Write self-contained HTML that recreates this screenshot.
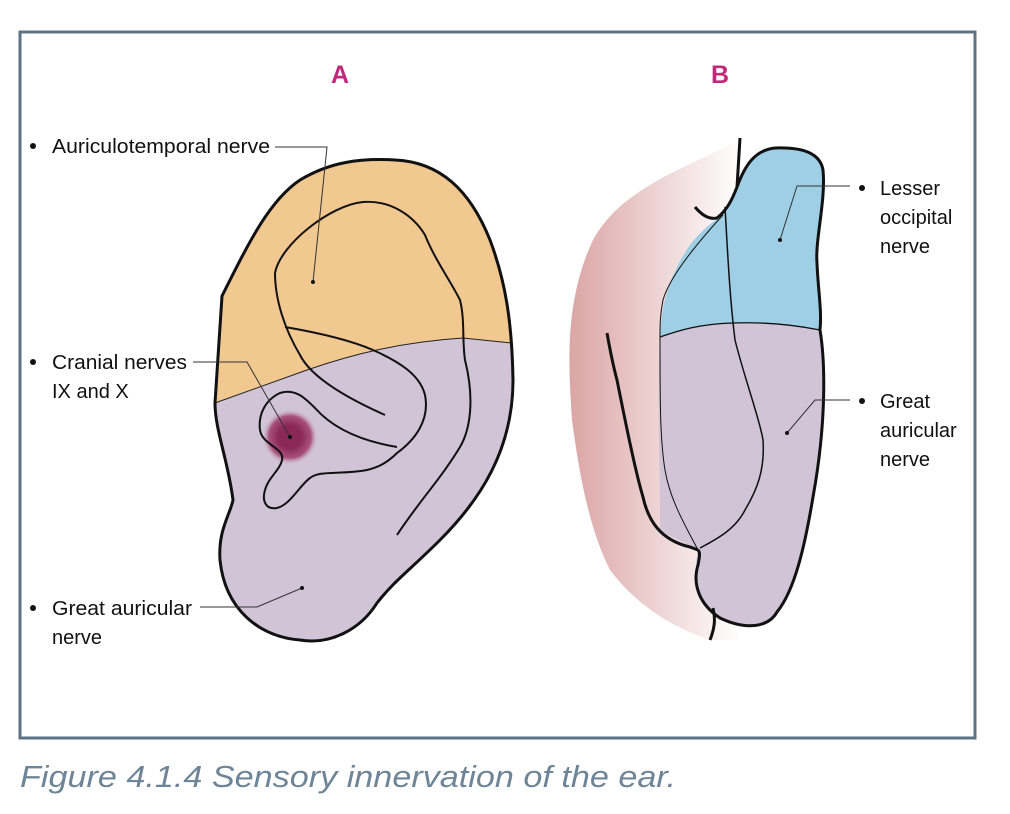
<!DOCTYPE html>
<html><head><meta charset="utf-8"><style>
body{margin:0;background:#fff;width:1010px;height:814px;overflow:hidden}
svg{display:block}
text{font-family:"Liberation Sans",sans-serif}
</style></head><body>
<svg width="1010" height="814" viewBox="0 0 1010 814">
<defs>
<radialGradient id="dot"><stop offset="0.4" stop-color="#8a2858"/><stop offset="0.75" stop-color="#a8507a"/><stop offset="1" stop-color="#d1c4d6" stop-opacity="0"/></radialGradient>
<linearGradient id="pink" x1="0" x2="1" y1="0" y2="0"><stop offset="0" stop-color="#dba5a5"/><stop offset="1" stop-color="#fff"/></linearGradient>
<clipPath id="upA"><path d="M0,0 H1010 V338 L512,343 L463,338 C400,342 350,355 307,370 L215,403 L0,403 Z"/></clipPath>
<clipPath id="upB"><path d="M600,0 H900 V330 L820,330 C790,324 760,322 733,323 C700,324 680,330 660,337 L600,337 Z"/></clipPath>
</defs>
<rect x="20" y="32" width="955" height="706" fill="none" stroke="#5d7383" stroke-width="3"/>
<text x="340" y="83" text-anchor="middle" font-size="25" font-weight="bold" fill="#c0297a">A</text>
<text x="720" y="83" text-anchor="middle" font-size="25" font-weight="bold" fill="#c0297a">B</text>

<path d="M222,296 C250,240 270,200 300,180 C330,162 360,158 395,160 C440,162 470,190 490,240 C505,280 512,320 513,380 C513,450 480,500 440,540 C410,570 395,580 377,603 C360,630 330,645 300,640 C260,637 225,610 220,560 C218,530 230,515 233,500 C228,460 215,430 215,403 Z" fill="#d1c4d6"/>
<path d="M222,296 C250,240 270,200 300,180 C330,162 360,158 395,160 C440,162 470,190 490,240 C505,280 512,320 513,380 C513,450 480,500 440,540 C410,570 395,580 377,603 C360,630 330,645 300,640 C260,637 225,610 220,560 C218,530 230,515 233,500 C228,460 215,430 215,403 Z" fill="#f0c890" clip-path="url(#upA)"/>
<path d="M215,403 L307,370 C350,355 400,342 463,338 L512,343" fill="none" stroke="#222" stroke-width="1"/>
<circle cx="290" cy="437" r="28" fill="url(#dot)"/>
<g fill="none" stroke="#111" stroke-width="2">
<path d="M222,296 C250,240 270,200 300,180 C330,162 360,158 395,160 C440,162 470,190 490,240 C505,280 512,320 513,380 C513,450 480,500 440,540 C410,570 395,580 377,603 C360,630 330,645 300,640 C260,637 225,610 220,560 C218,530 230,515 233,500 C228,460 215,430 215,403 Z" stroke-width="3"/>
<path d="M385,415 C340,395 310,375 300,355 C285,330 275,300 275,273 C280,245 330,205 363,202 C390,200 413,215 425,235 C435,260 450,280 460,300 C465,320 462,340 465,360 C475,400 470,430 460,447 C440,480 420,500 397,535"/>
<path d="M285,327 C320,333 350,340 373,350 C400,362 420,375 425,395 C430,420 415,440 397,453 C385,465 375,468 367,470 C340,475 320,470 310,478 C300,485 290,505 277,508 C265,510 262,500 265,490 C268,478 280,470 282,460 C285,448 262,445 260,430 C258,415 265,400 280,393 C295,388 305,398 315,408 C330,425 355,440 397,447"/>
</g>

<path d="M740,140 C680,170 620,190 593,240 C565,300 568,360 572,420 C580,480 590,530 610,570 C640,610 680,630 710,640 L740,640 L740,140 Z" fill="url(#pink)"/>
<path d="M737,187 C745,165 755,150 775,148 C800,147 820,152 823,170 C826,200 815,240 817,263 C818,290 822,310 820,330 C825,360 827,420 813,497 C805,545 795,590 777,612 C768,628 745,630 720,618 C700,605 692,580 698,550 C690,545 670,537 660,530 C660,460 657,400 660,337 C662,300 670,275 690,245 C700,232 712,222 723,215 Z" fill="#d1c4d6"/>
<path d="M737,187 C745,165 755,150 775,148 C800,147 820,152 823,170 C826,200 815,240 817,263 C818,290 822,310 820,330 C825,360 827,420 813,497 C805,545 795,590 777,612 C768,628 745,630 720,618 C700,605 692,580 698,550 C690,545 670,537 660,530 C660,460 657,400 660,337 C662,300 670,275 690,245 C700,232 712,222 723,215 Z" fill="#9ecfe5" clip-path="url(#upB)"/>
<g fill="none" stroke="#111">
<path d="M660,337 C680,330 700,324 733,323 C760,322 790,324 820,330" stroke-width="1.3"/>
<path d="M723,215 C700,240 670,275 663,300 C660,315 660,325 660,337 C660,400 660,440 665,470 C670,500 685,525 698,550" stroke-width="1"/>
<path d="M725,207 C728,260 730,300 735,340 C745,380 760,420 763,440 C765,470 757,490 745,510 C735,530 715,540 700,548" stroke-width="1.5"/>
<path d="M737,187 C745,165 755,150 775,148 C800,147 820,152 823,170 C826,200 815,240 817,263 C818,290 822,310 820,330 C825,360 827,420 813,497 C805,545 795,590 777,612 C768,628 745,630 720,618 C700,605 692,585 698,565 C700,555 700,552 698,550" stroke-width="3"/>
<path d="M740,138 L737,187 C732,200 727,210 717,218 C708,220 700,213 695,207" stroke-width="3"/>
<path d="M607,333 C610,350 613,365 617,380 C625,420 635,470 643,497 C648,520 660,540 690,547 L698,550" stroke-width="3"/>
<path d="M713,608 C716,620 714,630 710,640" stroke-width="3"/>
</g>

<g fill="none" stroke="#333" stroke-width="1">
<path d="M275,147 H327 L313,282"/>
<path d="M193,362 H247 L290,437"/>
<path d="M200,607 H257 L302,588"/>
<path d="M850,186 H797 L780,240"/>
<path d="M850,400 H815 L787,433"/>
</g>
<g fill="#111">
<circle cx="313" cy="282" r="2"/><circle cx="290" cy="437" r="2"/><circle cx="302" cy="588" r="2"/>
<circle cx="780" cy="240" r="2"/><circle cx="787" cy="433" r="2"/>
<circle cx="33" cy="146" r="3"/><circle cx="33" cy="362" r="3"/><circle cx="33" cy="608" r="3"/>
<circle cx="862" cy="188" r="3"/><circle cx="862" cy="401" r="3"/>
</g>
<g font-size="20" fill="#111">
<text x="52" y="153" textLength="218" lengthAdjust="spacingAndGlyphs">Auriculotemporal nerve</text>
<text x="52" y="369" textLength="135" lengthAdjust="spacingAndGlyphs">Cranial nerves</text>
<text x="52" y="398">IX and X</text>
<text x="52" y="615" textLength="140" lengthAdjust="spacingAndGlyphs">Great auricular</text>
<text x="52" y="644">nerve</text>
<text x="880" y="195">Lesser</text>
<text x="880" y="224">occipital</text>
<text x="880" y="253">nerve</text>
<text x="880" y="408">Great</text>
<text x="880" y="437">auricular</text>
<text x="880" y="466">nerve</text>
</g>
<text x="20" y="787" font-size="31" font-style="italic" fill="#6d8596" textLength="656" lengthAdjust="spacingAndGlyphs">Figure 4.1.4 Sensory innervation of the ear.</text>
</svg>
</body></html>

● ● ● ● ●

▶ **TASK STATEMENT**
Reproduce the material in full, word for word, and omit the pictures.

▶ **FULL ANSWER**
Write self-contained HTML that recreates this screenshot.
<!DOCTYPE html>
<html><head><meta charset="utf-8"><style>
body{margin:0;background:#fff;width:1010px;height:814px;overflow:hidden}
svg{display:block}
text{font-family:"Liberation Sans",sans-serif}
</style></head><body>
<svg width="1010" height="814" viewBox="0 0 1010 814">
<defs>
<radialGradient id="dot"><stop offset="0.4" stop-color="#8a2858"/><stop offset="0.75" stop-color="#a8507a"/><stop offset="1" stop-color="#d1c4d6" stop-opacity="0"/></radialGradient>
<linearGradient id="pink" x1="0" x2="1" y1="0" y2="0"><stop offset="0" stop-color="#dba5a5"/><stop offset="1" stop-color="#fff"/></linearGradient>
<clipPath id="upA"><path d="M0,0 H1010 V338 L512,343 L463,338 C400,342 350,355 307,370 L215,403 L0,403 Z"/></clipPath>
<clipPath id="upB"><path d="M600,0 H900 V330 L820,330 C790,324 760,322 733,323 C700,324 680,330 660,337 L600,337 Z"/></clipPath>
</defs>
<rect x="20" y="32" width="955" height="706" fill="none" stroke="#5d7383" stroke-width="3"/>
<text x="340" y="83" text-anchor="middle" font-size="25" font-weight="bold" fill="#c0297a">A</text>
<text x="720" y="83" text-anchor="middle" font-size="25" font-weight="bold" fill="#c0297a">B</text>

<path d="M222,296 C250,240 270,200 300,180 C330,162 360,158 395,160 C440,162 470,190 490,240 C505,280 512,320 513,380 C513,450 480,500 440,540 C410,570 395,580 377,603 C360,630 330,645 300,640 C260,637 225,610 220,560 C218,530 230,515 233,500 C228,460 215,430 215,403 Z" fill="#d1c4d6"/>
<path d="M222,296 C250,240 270,200 300,180 C330,162 360,158 395,160 C440,162 470,190 490,240 C505,280 512,320 513,380 C513,450 480,500 440,540 C410,570 395,580 377,603 C360,630 330,645 300,640 C260,637 225,610 220,560 C218,530 230,515 233,500 C228,460 215,430 215,403 Z" fill="#f0c890" clip-path="url(#upA)"/>
<path d="M215,403 L307,370 C350,355 400,342 463,338 L512,343" fill="none" stroke="#222" stroke-width="1"/>
<circle cx="290" cy="437" r="28" fill="url(#dot)"/>
<g fill="none" stroke="#111" stroke-width="2">
<path d="M222,296 C250,240 270,200 300,180 C330,162 360,158 395,160 C440,162 470,190 490,240 C505,280 512,320 513,380 C513,450 480,500 440,540 C410,570 395,580 377,603 C360,630 330,645 300,640 C260,637 225,610 220,560 C218,530 230,515 233,500 C228,460 215,430 215,403 Z" stroke-width="3"/>
<path d="M385,415 C340,395 310,375 300,355 C285,330 275,300 275,273 C280,245 330,205 363,202 C390,200 413,215 425,235 C435,260 450,280 460,300 C465,320 462,340 465,360 C475,400 470,430 460,447 C440,480 420,500 397,535"/>
<path d="M285,327 C320,333 350,340 373,350 C400,362 420,375 425,395 C430,420 415,440 397,453 C385,465 375,468 367,470 C340,475 320,470 310,478 C300,485 290,505 277,508 C265,510 262,500 265,490 C268,478 280,470 282,460 C285,448 262,445 260,430 C258,415 265,400 280,393 C295,388 305,398 315,408 C330,425 355,440 397,447"/>
</g>

<path d="M740,140 C680,170 620,190 593,240 C565,300 568,360 572,420 C580,480 590,530 610,570 C640,610 680,630 710,640 L740,640 L740,140 Z" fill="url(#pink)"/>
<path d="M737,187 C745,165 755,150 775,148 C800,147 820,152 823,170 C826,200 815,240 817,263 C818,290 822,310 820,330 C825,360 827,420 813,497 C805,545 795,590 777,612 C768,628 745,630 720,618 C700,605 692,580 698,550 C690,545 670,537 660,530 C660,460 657,400 660,337 C662,300 670,275 690,245 C700,232 712,222 723,215 Z" fill="#d1c4d6"/>
<path d="M737,187 C745,165 755,150 775,148 C800,147 820,152 823,170 C826,200 815,240 817,263 C818,290 822,310 820,330 C825,360 827,420 813,497 C805,545 795,590 777,612 C768,628 745,630 720,618 C700,605 692,580 698,550 C690,545 670,537 660,530 C660,460 657,400 660,337 C662,300 670,275 690,245 C700,232 712,222 723,215 Z" fill="#9ecfe5" clip-path="url(#upB)"/>
<g fill="none" stroke="#111">
<path d="M660,337 C680,330 700,324 733,323 C760,322 790,324 820,330" stroke-width="1.3"/>
<path d="M723,215 C700,240 670,275 663,300 C660,315 660,325 660,337 C660,400 660,440 665,470 C670,500 685,525 698,550" stroke-width="1"/>
<path d="M725,207 C728,260 730,300 735,340 C745,380 760,420 763,440 C765,470 757,490 745,510 C735,530 715,540 700,548" stroke-width="1.5"/>
<path d="M737,187 C745,165 755,150 775,148 C800,147 820,152 823,170 C826,200 815,240 817,263 C818,290 822,310 820,330 C825,360 827,420 813,497 C805,545 795,590 777,612 C768,628 745,630 720,618 C700,605 692,585 698,565 C700,555 700,552 698,550" stroke-width="3"/>
<path d="M740,138 L737,187 C732,200 727,210 717,218 C708,220 700,213 695,207" stroke-width="3"/>
<path d="M607,333 C610,350 613,365 617,380 C625,420 635,470 643,497 C648,520 660,540 690,547 L698,550" stroke-width="3"/>
<path d="M713,608 C716,620 714,630 710,640" stroke-width="3"/>
</g>

<g fill="none" stroke="#333" stroke-width="1">
<path d="M275,147 H327 L313,282"/>
<path d="M193,362 H247 L290,437"/>
<path d="M200,607 H257 L302,588"/>
<path d="M850,186 H797 L780,240"/>
<path d="M850,400 H815 L787,433"/>
</g>
<g fill="#111">
<circle cx="313" cy="282" r="2"/><circle cx="290" cy="437" r="2"/><circle cx="302" cy="588" r="2"/>
<circle cx="780" cy="240" r="2"/><circle cx="787" cy="433" r="2"/>
<circle cx="33" cy="146" r="3"/><circle cx="33" cy="362" r="3"/><circle cx="33" cy="608" r="3"/>
<circle cx="862" cy="188" r="3"/><circle cx="862" cy="401" r="3"/>
</g>
<g font-size="20" fill="#111">
<text x="52" y="153" textLength="218" lengthAdjust="spacingAndGlyphs">Auriculotemporal nerve</text>
<text x="52" y="369" textLength="135" lengthAdjust="spacingAndGlyphs">Cranial nerves</text>
<text x="52" y="398">IX and X</text>
<text x="52" y="615" textLength="140" lengthAdjust="spacingAndGlyphs">Great auricular</text>
<text x="52" y="644">nerve</text>
<text x="880" y="195">Lesser</text>
<text x="880" y="224">occipital</text>
<text x="880" y="253">nerve</text>
<text x="880" y="408">Great</text>
<text x="880" y="437">auricular</text>
<text x="880" y="466">nerve</text>
</g>
<text x="20" y="787" font-size="31" font-style="italic" fill="#6d8596" textLength="656" lengthAdjust="spacingAndGlyphs">Figure 4.1.4 Sensory innervation of the ear.</text>
</svg>
</body></html>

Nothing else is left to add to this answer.